Artists, I’d argue, are more particular about their homes than the average person. Again and again I’ve seen this, as I’ve interviewed artists where they live and helped shape our Crafted Lives stories, which offer a glimpse inside the dwellings of creative people.
An artist, generally speaking, won’t settle for any random kitchen table. An artist won’t abide bad carpeting. An artist won’t affix some generic print to the wall and call it a day. Artists need to craft their surroundings, the spaces where they relax, refuel, socialize, and sleep, as much as they need to craft their work – and they will spend their last dime doing it.
Why should this be? Certainly artists, as a rule, are more visually sensitive than the guy on the street. They are more attuned to the look and feel of their environments; they see what’s out of place, out of sync, and they are driven to fix it.
Yet the artist’s compulsion to perfect her everyday surroundings may be more complicated than that, I realized as we put together this issue focused on craft at home. Artists may actually have a special need to feel comfortable in their concrete environments because they spend so much time in abstraction. They may crave familiarity, because they so often venture into uncharted territory. They may need to feel grounded as an antidote to flying high. They may need safety and comfort because their work involves a certain unacknowledged risk.
Degas spoke to the riskiness of being an artist. “A painter paints a picture with the same feeling as that with which a criminal commits a crime,” he said. Making art is often experimental, precarious, uncertain, even scary. The danger of failure and loss is always present. A work of art is something you only hope to get away with.

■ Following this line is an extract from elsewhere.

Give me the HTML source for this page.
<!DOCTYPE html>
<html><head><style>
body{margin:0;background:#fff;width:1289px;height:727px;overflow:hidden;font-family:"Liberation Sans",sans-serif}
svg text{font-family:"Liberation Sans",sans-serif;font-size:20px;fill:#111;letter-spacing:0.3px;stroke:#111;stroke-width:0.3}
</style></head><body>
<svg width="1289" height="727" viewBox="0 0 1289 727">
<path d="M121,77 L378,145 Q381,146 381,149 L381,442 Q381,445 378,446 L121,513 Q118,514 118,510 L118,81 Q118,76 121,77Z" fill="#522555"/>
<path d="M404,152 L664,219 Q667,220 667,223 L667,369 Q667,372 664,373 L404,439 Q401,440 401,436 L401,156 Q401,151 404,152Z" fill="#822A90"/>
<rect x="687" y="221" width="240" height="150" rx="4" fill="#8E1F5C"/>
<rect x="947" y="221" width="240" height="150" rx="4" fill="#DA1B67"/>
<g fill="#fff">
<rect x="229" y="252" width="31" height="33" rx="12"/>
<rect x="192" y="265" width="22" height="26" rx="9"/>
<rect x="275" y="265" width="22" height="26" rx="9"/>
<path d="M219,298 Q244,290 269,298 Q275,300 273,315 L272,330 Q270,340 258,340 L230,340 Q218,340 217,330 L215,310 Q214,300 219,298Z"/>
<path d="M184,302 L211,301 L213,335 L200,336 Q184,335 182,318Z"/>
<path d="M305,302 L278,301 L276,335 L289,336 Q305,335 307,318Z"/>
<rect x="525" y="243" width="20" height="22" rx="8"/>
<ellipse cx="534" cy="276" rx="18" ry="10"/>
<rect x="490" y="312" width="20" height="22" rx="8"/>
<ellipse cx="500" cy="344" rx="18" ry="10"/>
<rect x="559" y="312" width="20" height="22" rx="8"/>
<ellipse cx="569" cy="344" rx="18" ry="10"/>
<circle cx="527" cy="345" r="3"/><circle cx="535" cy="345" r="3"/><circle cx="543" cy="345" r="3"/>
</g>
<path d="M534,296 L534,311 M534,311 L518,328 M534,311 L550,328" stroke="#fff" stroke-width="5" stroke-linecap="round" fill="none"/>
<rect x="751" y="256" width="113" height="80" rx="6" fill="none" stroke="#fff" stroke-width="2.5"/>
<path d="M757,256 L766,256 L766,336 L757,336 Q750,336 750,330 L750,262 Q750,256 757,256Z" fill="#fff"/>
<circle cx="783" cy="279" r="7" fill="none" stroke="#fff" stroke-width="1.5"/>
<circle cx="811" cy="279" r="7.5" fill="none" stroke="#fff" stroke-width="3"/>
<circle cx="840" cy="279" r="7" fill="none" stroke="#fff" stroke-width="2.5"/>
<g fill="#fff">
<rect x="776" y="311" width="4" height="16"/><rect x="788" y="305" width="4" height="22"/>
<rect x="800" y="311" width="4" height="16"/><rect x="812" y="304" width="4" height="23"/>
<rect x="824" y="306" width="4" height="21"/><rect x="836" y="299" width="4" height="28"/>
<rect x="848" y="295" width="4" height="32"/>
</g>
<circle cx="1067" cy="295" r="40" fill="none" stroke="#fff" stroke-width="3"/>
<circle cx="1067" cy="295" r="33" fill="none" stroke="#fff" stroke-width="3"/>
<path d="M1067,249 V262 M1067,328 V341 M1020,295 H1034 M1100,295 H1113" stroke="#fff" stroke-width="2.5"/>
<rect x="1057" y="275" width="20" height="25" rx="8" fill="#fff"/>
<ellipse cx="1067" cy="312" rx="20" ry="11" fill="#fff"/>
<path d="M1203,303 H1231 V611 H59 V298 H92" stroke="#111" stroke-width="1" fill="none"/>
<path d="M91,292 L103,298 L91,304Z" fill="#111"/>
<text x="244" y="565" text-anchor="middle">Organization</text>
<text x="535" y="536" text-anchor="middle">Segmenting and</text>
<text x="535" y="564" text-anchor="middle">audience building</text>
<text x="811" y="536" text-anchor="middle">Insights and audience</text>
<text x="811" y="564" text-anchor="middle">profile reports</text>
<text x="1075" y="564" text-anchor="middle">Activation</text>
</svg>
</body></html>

My criminal experience is limited to a preteen shoplifting excursion in a Denver drugstore, but I remember what it felt like: terrifying, thrilling, electric. Time slowed down, and my anxiety shot up. What was going to happen? Would I get caught? Would I make it home?
I pulled it off. That’s the way art feels, Degas might say, if you’re doing it right. You squeak by. No wonder so many artists need to feel at home, at home. Disequilibrium cries out for stability. Anxiety needs relief.
Artists’ homes, by and large, are carefully tended and idiosyncratic. Potter Marvin Bjurlin and his wife Christina Rausa have completely transformed their upstate New York home over the years; today it incorporates a two-story wall of teapots. Veteran book artist Claire Van Vliet lives among neatly stacked reams of treasured paper. “Home” to fiber artist Kiyomi Iwata means something broader: a yearly trek to her Japanese homeland to soak up the sense of mystery and ritual so vital to her work.
The creative spirit is a fragile thing. One essential ingredient, clearly, is the experience of coming home.